DESCRIPTION OF THE TASK:
Pick out each line of the records in which the word "matplotlib" appears.

━━━ THE RECORDS ━━━

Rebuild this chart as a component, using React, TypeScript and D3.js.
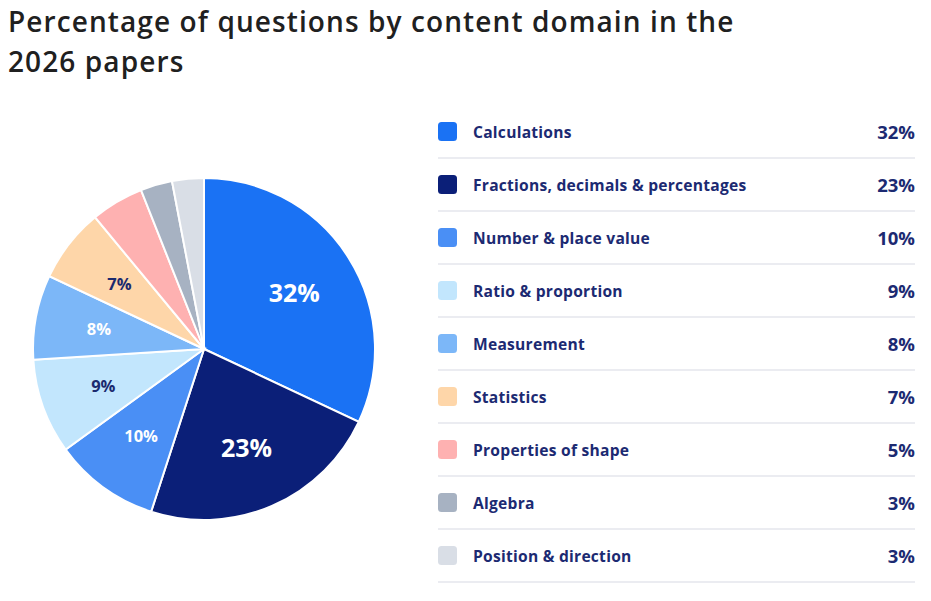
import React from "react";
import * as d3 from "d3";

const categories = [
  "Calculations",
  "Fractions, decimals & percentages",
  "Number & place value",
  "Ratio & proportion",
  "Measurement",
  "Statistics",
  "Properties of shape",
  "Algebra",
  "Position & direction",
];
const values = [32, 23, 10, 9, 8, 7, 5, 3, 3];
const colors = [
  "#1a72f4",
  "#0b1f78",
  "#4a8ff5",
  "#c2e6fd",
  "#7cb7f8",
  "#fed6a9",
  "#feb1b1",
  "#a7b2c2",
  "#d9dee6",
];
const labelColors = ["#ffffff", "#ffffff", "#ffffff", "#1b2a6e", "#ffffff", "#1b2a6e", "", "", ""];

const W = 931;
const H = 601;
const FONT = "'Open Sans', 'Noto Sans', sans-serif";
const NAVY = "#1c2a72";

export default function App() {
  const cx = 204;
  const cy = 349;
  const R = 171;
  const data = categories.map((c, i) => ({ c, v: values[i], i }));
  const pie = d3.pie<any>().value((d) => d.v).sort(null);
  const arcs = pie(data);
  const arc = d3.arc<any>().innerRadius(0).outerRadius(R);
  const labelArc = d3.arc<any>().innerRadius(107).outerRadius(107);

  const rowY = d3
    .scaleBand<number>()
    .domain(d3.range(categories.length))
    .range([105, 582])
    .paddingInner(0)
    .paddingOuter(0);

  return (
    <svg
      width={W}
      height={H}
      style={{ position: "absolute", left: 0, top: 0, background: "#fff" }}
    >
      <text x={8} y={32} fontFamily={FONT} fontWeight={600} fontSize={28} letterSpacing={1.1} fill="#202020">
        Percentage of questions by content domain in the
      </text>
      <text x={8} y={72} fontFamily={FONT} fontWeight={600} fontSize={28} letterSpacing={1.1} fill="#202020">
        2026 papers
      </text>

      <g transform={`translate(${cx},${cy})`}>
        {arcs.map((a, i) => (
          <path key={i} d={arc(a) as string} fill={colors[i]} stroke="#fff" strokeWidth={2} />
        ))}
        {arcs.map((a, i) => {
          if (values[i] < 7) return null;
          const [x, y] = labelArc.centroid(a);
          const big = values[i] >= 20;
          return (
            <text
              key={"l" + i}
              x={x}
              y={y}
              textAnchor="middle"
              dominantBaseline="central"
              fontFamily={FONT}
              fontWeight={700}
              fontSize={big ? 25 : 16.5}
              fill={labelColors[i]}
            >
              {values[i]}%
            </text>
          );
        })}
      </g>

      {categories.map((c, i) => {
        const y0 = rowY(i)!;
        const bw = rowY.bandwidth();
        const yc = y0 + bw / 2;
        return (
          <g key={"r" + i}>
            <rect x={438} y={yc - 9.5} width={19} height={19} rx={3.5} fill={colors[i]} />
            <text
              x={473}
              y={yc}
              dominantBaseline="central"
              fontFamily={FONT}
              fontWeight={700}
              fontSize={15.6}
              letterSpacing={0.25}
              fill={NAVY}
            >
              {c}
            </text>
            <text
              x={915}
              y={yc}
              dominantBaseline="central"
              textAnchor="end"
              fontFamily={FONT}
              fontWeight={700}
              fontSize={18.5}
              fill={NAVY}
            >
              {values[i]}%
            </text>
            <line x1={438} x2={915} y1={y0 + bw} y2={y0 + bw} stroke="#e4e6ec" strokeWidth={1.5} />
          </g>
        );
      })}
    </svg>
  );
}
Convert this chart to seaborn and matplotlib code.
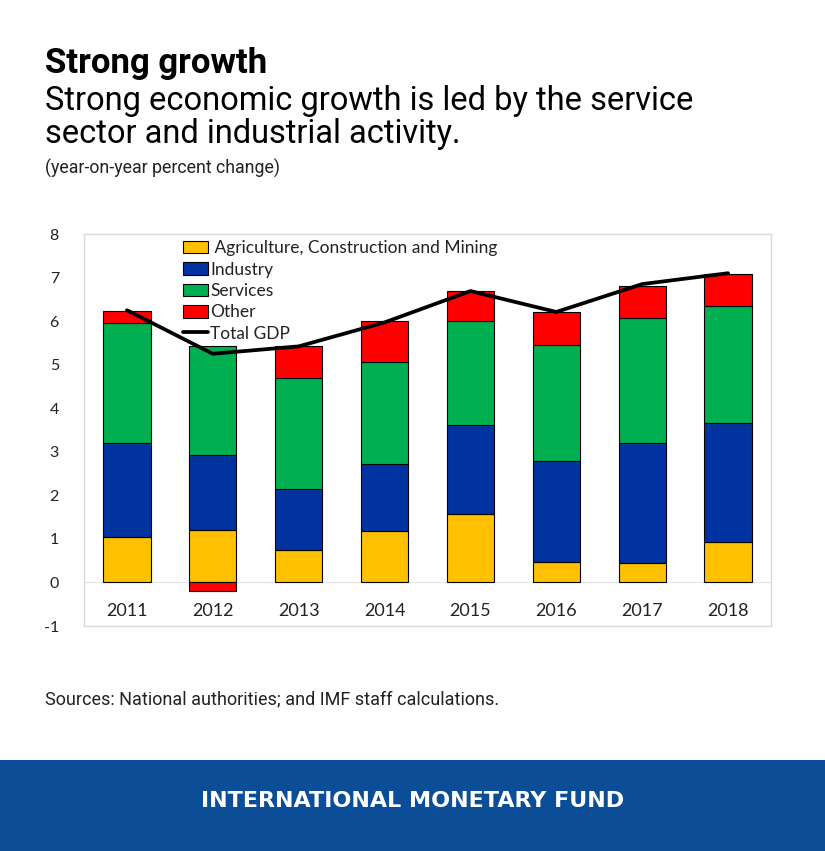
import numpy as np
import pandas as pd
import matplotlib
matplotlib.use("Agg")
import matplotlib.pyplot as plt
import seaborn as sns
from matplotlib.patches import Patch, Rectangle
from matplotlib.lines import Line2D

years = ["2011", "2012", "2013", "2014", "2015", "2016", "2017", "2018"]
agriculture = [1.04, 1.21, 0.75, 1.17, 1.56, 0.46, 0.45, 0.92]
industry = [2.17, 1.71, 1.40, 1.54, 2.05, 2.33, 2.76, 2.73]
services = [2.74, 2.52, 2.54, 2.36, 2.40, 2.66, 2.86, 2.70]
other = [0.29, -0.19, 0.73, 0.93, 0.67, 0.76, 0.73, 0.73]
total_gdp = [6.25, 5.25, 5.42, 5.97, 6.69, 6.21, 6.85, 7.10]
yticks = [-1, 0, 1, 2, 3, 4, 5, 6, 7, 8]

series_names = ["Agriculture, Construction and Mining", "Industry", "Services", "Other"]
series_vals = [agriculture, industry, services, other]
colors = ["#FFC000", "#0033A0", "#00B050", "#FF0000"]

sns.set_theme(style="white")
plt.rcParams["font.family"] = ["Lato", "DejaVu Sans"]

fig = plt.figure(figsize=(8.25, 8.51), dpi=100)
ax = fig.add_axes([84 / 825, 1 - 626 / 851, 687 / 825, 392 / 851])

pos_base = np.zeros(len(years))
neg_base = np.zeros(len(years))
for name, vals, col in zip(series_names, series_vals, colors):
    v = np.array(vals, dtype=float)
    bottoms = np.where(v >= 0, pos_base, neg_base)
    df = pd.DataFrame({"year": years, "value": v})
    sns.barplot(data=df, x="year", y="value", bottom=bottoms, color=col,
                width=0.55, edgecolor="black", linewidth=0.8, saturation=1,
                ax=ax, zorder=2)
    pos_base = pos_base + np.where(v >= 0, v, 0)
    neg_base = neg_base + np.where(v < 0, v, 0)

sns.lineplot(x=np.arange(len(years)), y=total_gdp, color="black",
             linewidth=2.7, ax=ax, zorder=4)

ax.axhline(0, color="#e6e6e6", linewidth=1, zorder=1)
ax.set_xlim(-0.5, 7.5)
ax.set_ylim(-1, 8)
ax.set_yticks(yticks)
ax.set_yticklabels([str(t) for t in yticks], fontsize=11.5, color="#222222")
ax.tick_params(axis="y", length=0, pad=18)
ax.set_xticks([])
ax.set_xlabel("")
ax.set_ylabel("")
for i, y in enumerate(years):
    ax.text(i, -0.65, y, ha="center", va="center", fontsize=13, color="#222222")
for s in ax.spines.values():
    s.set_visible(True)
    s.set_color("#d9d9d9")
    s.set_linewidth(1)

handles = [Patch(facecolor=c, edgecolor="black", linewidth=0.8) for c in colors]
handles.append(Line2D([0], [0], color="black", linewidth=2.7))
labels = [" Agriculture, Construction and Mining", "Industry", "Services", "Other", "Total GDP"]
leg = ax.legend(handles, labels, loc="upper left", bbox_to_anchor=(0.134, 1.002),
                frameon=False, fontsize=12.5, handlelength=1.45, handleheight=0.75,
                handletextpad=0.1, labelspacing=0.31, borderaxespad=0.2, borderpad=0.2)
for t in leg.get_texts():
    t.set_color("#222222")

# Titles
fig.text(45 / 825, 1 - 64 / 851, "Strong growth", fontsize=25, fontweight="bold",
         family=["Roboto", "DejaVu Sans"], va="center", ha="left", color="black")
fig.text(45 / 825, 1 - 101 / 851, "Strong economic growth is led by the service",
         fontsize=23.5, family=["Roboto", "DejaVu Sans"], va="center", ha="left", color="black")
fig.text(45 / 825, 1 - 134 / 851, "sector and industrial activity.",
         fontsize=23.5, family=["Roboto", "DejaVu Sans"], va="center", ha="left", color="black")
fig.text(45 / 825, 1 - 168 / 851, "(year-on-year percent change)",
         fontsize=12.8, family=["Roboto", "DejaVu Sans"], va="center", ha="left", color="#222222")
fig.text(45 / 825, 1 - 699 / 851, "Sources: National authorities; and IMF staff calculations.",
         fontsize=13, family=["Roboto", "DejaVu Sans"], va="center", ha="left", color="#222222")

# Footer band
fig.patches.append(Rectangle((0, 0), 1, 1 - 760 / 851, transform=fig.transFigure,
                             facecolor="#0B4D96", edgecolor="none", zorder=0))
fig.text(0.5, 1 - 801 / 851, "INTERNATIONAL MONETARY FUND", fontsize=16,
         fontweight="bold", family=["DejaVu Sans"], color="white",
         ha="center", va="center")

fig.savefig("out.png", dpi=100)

━━━

EXERCISE RESULT:
Convert this chart to seaborn and matplotlib code.
import matplotlib
matplotlib.use("Agg")
import matplotlib.pyplot as plt
from matplotlib.patches import Patch, Rectangle
from matplotlib.lines import Line2D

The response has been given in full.